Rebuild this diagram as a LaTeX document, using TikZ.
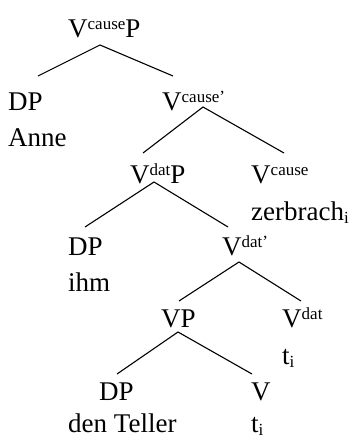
\documentclass[tikz,border=0pt]{standalone}
\usepackage{fontspec}
\setmainfont{Liberation Serif}
\usetikzlibrary{positioning}

\newcommand{\hi}[1]{\raisebox{8pt}{\fontsize{17}{17}\selectfont #1}}
\newcommand{\lo}[1]{\raisebox{-3pt}{\fontsize{17}{17}\selectfont #1}}

\tikzset{
  lab/.style={anchor=base west, inner sep=0pt, font=\fontsize{27}{32}\selectfont},
  branch/.style={line width=1.1pt}
}

\begin{document}
\begin{tikzpicture}[x=1pt, y=-1pt]
\useasboundingbox (0,0) rectangle (352,439);

% ======================================
% TOP: V-CAUSE PHRASE
% ======================================
\node[lab] (vcp) at (68,37) {V\hi{cause}P};
\node[lab] (dpa) at (8,110) {DP};
\node[lab] (anne) at (8,146) {Anne};
\node[lab] (vcbar) at (162,110) {V\hi{cause’}};

\coordinate (vcp-top) at (100,45);
\coordinate (dpa-end) at (38,76);
\coordinate (vcbar-end) at (173,76);
\draw[branch] (dpa-end) -- (vcp-top) -- (vcbar-end);

\node[lab] (vdp) at (130,183) {V\hi{dat}P};
\node[lab] (vc) at (251,183) {V\hi{cause}};
\node[lab] (zer) at (251,220) {zerbrach\lo{i}};

\coordinate (vcbar-top) at (203,107);
\coordinate (vdp-end) at (143,153);
\coordinate (vc-end) at (284,153);
\draw[branch] (vdp-end) -- (vcbar-top) -- (vc-end);

% ======================================
% MIDDLE: V-DAT PHRASE
% ======================================
\node[lab] (dpb) at (68,255) {DP};
\node[lab] (ihm) at (68,291) {ihm};
\node[lab] (vdbar) at (222,255) {V\hi{dat’}};

\coordinate (vdp-top) at (154,182);
\coordinate (dpb-end) at (85,227);
\coordinate (vdbar-end) at (228,227);
\draw[branch] (dpb-end) -- (vdp-top) -- (vdbar-end);

\node[lab] (vp) at (161,327) {VP};
\node[lab] (vd) at (282,327) {V\hi{dat}};
\node[lab] (ta) at (282,364) {t\lo{i}};

\coordinate (vdbar-top) at (239,262);
\coordinate (vp-end) at (179,301);
\coordinate (vd-end) at (301,301);
\draw[branch] (vp-end) -- (vdbar-top) -- (vd-end);

% ======================================
% BOTTOM: VP
% ======================================
\node[lab] (dpc) at (99,400) {DP};
\node[lab] (teller) at (68,432) {den Teller};
\node[lab] (v) at (251,400) {V};
\node[lab] (tb) at (251,432) {t\lo{i}};

\coordinate (vp-top) at (178,332);
\coordinate (dpc-end) at (117,374);
\coordinate (v-end) at (252,374);
\draw[branch] (dpc-end) -- (vp-top) -- (v-end);

\end{tikzpicture}
\end{document}
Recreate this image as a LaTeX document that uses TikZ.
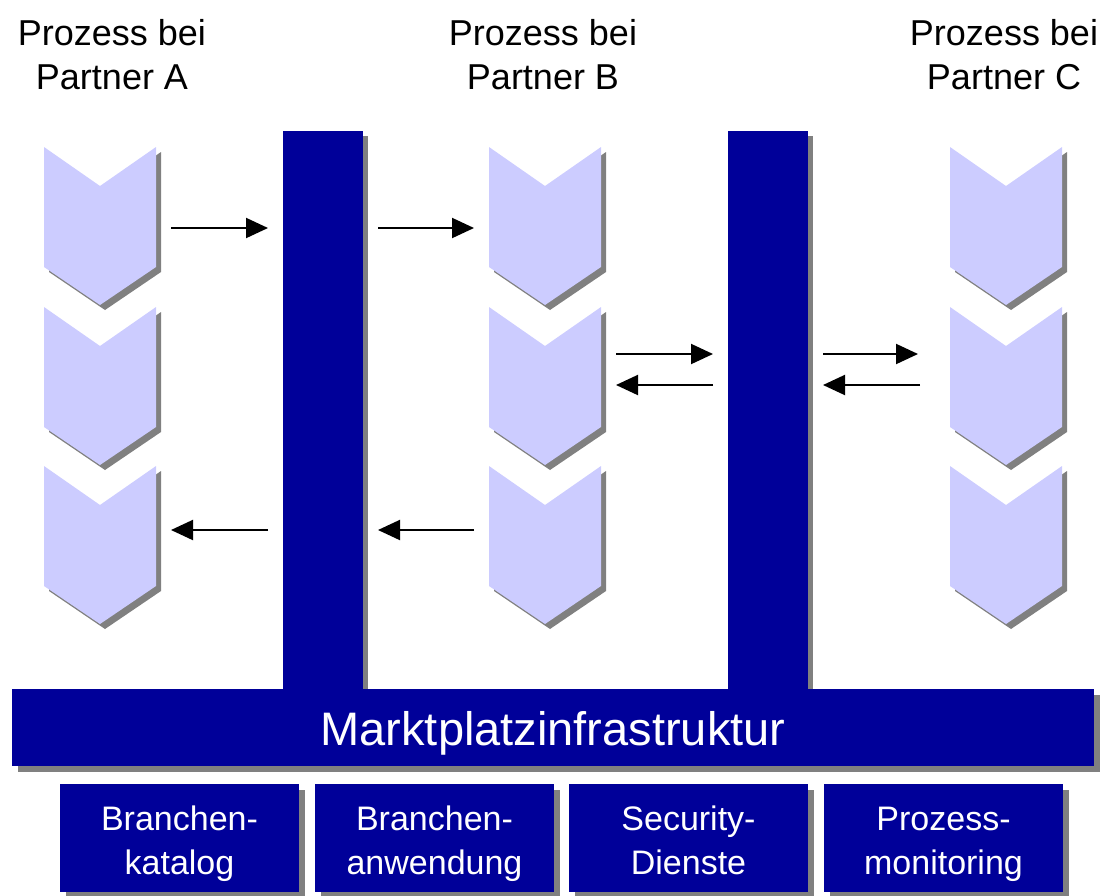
\documentclass[tikz,border=0pt]{standalone}
\usepackage{fontspec}
\setmainfont{Liberation Sans}
\usetikzlibrary{shadows,arrows.meta}
\definecolor{mpblue}{RGB}{0,0,153}
\definecolor{chevcol}{RGB}{204,204,255}
\definecolor{shadowcol}{RGB}{128,128,128}
\newcommand{\chevpath}[1]{(#1.north west) -- ([yshift=-39pt]#1.north) -- (#1.north east) -- ([yshift=38pt]#1.south east) -- (#1.south) -- ([yshift=38pt]#1.south west) -- cycle}
\tikzset{
  shd/.style={drop shadow={shadow xshift=#1, shadow yshift=-#1, fill=shadowcol, opacity=1}},
  shd/.default=6pt,
  slot/.style={rectangle, minimum width=112pt, minimum height=158pt, inner sep=0pt, outer sep=0pt},
  bar/.style={rectangle, fill=mpblue, inner sep=0pt, outer sep=0pt, text=white, align=center},
  arr/.style={line width=2pt, -{Triangle[length=22pt,width=20pt]}, shorten >=15pt, shorten <=15pt},
}
\begin{document}
\begin{tikzpicture}[x=1pt,y=-1pt]
    \useasboundingbox (0,0) rectangle (1110,895);
    %%% process headings
    \foreach \p/\x in {A/112, B/543, C/1004}
    \node[align=center, font=\fontsize{36}{44}\selectfont] (lab\p) at (\x,55) {Prozess bei\\Partner \p};
    %%% chevrons
    \foreach \p/\x in {A/100, B/545, C/1006}
    \foreach \r/\y in {1/226, 2/386, 3/545} {
      \node[slot] (\p\r) at (\x,\y) {};
      \fill[chevcol, shd=5pt] \chevpath{\p\r};
    }
    %%% vertical bars
    \node[bar, shd=5pt, minimum width=80pt, minimum height=559pt] (barL) at (323,410.5) {};
    \node[bar, shd=5pt, minimum width=80pt, minimum height=559pt] (barR) at (768,410.5) {};
    \node[bar, shd, minimum width=1082pt, minimum height=77pt, text height=35pt, text depth=0pt,
      font=\fontsize{47}{56}\selectfont] (infra) at (553,727.5) {Marktplatzinfrastruktur};
    %%% services
    \foreach \n/\x/\txt in {kat/179.5/{Branchen-\\katalog}, anw/434.5/{Branchen-\\anwendung}, sec/688.5/{Security-\\Dienste}, mon/943.5/{Prozess-\\monitoring}}
    \node[bar, shd, minimum width=239pt, minimum height=108pt, text height=80pt, text depth=8pt,
      font=\fontsize{34}{44}\selectfont] (\n) at (\x,838) {\txt};
    %%% messages
    \draw[arr] (A1.east |- 0,228) -- (barL.west |- 0,228);
    \draw[arr] (barL.east |- 0,228) -- (B1.west |- 0,228);
    \draw[arr] (B2.east |- 0,354) -- (barR.west |- 0,354);
    \draw[arr] (barR.west |- 0,385) -- (B2.east |- 0,385);
    \draw[arr, shorten >=32pt] (barR.east |- 0,354) -- (C2.west |- 0,354);
    \draw[arr, shorten <=30pt] (C2.west |- 0,385) -- (barR.east |- 0,385);
    \draw[arr] (barL.west |- 0,530) -- (A3.east |- 0,530);
    \draw[arr] (B3.west |- 0,530) -- (barL.east |- 0,530);
  \end{tikzpicture}
\end{document}
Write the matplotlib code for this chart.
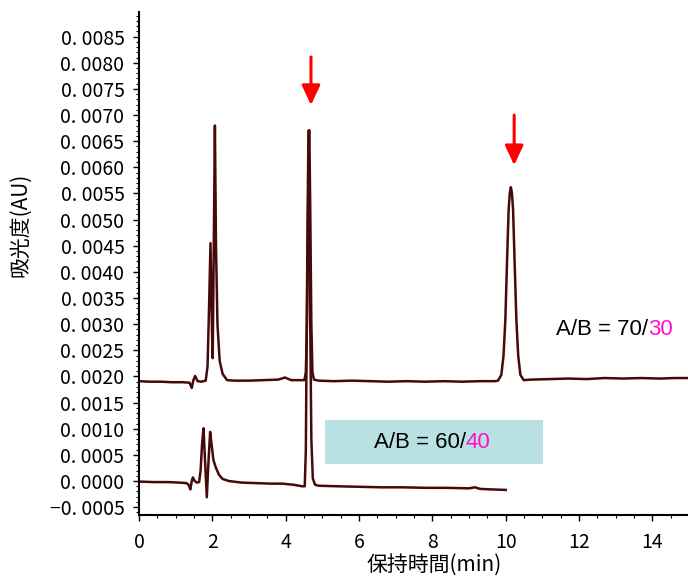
import matplotlib
matplotlib.use("Agg")
import matplotlib.pyplot as plt
from matplotlib.patches import Rectangle
from matplotlib.ticker import MultipleLocator, FixedLocator

plt.rcParams['font.family'] = ['Noto Sans CJK JP', 'DejaVu Sans']

# chromatogram, A/B = 70/30 (upper trace)
t_7030 = [0.0, 0.3, 0.6, 0.9, 1.2, 1.38, 1.44, 1.48, 1.53, 1.60, 1.70, 1.82,
          1.87, 1.91, 1.95, 1.99, 2.01, 2.04, 2.07, 2.10, 2.14, 2.20, 2.28, 2.40,
          2.6, 3.0, 3.4, 3.8, 3.98, 4.15, 4.4, 4.51, 4.55, 4.58, 4.61, 4.63, 4.64,
          4.65, 4.67, 4.70, 4.73, 4.77, 4.9, 5.3, 5.8, 6.3, 6.8, 7.3, 7.8, 8.3,
          8.8, 9.3, 9.7, 9.79, 9.88, 9.94, 9.99, 10.04, 10.08, 10.11, 10.14,
          10.17, 10.20, 10.24, 10.29, 10.34, 10.40, 10.49, 10.7, 11.2, 11.7, 12.2,
          12.7, 13.2, 13.7, 14.2, 14.6, 15.0]
a_7030 = [0.00191, 0.00190, 0.00190, 0.00189, 0.00189, 0.00188, 0.00178, 0.00192,
          0.00201, 0.00191, 0.00190, 0.00192, 0.00220, 0.00330, 0.00455, 0.00290,
          0.00235, 0.00450, 0.00680, 0.00450, 0.00300, 0.00230, 0.00205, 0.00193,
          0.00192, 0.00192, 0.00193, 0.00194, 0.00198, 0.00193, 0.00193, 0.00193,
          0.00208, 0.00300, 0.00521, 0.00640, 0.00671, 0.00640, 0.00521, 0.00300,
          0.00208, 0.00194, 0.00192, 0.00191, 0.00192, 0.00191, 0.00190, 0.00191,
          0.00190, 0.00191, 0.00190, 0.00191, 0.00191, 0.00192, 0.00203, 0.00240,
          0.00309, 0.00430, 0.00520, 0.00550, 0.00562, 0.00550, 0.00520, 0.00425,
          0.00309, 0.00240, 0.00203, 0.00193, 0.00194, 0.00195, 0.00196, 0.00195,
          0.00197, 0.00196, 0.00197, 0.00196, 0.00197, 0.00197]

# chromatogram, A/B = 60/40 (lower trace)
t_6040 = [0.0, 0.4, 0.8, 1.1, 1.3, 1.36, 1.40, 1.44, 1.47, 1.52, 1.58, 1.64,
          1.68, 1.72, 1.76, 1.80, 1.85, 1.89, 1.94, 1.98, 2.03, 2.10, 2.18, 2.28,
          2.45, 2.8, 3.2, 3.6, 3.9, 4.2, 4.45, 4.52, 4.55, 4.58, 4.62, 4.66, 4.70,
          4.74, 4.80, 4.9, 5.4, 6.0, 6.6, 7.2, 7.8, 8.4, 9.0, 9.16, 9.3, 9.6, 10.0]
a_6040 = [-0.00001, -0.00002, -0.00002, -0.00003, -0.00004, -0.00008, -0.00016,
          0.00000, 0.00007, 0.00000, -0.00003, -0.00002, 0.00020, 0.00070,
          0.00101, 0.00040, -0.00031, 0.00030, 0.00094, 0.00070, 0.00040, 0.00025,
          0.00012, 0.00004, 0.00000, -0.00003, -0.00004, -0.00005, -0.00005,
          -0.00007, -0.00010, -0.00010, 0.00060, 0.00350, 0.00670, 0.00370,
          0.00080, 0.00005, -0.00007, -0.00009, -0.00010, -0.00011, -0.00012,
          -0.00012, -0.00013, -0.00013, -0.00014, -0.00012, -0.00015, -0.00016,
          -0.00017]

y_ticks = [-0.0005, 0.0, 0.0005, 0.0010, 0.0015, 0.0020, 0.0025, 0.0030, 0.0035,
           0.0040, 0.0045, 0.0050, 0.0055, 0.0060, 0.0065, 0.0070, 0.0075, 0.0080,
           0.0085]
x_ticks = [0, 2, 4, 6, 8, 10, 12, 14]
arrow_t = [4.69, 10.23]
arrow_top = [0.00811, 0.00700]
arrow_tip = [0.00719, 0.00604]

line_col = '#470a0a'
pink = '#ff10c8'

fig = plt.figure(figsize=(6.88, 5.79), dpi=100)
ax = fig.add_axes([0.202, 0.1105, 0.798, 0.8687])

ax.plot(t_7030, a_7030, color=line_col, lw=1.8, solid_joinstyle='round')
ax.plot(t_6040, a_6040, color=line_col, lw=1.8, solid_joinstyle='round')

# highlight box behind the 60/40 label
ax.add_patch(Rectangle((5.07, 0.000325), 5.95, 0.000845, facecolor='#b9e1e3',
                       edgecolor='none', zorder=1))

for xt, y0, y1 in zip(arrow_t, arrow_top, arrow_tip):
    ax.annotate('', xy=(xt, y1), xytext=(xt, y0),
                arrowprops=dict(arrowstyle='-|>,head_length=0.6,head_width=0.28',
                                mutation_scale=20, color='red', lw=2.2,
                                shrinkA=0, shrinkB=0))

# two-colour labels
lab_font = dict(family='Liberation Sans', fontsize=16)
t1 = ax.text(11.37, 0.00289, 'A/B = 70/', ha='left', va='center', color='black', **lab_font)
ax.annotate('30', xy=(1, 0), xycoords=t1, ha='left', va='bottom', color=pink, **lab_font)
t2 = ax.text(6.4, 0.00073, 'A/B = 60/', ha='left', va='center', color='black', **lab_font)
ax.annotate('40', xy=(1, 0), xycoords=t2, ha='left', va='bottom', color=pink, **lab_font)

ax.set_xlim(0, 14.97)
ax.set_ylim(-0.00065, 0.00897)

ax.xaxis.set_major_locator(FixedLocator(x_ticks))
ax.xaxis.set_minor_locator(MultipleLocator(0.5))
ax.yaxis.set_major_locator(FixedLocator(y_ticks))
ax.yaxis.set_minor_locator(MultipleLocator(0.0001))
ax.set_xticklabels([str(v) for v in x_ticks])
ax.set_yticklabels([('\u2212' if v < 0 else '') + '0. ' + f'{abs(v):.4f}'[2:] for v in y_ticks])

for s in ['top', 'right']:
    ax.spines[s].set_visible(False)
for s in ['left', 'bottom']:
    ax.spines[s].set_linewidth(1.5)

ax.tick_params(which='major', length=4.5, width=1, labelsize=14)
ax.tick_params(axis='y', which='major', pad=6)
ax.tick_params(axis='x', which='major', pad=8)
ax.tick_params(which='minor', length=2.2, width=0.8)

fig.text(20 / 688, 1 - 225 / 579, '吸光度(AU)', rotation=90, ha='center', va='center', fontsize=15)
fig.text(434 / 688, 3 / 579, '保持時間(min)', ha='center', va='bottom', fontsize=15)

fig.savefig('out.png', dpi=100)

-.-.-

_The request_
Report how many lines contain "LaTeX". Give nothing but the number.

_Written response_
2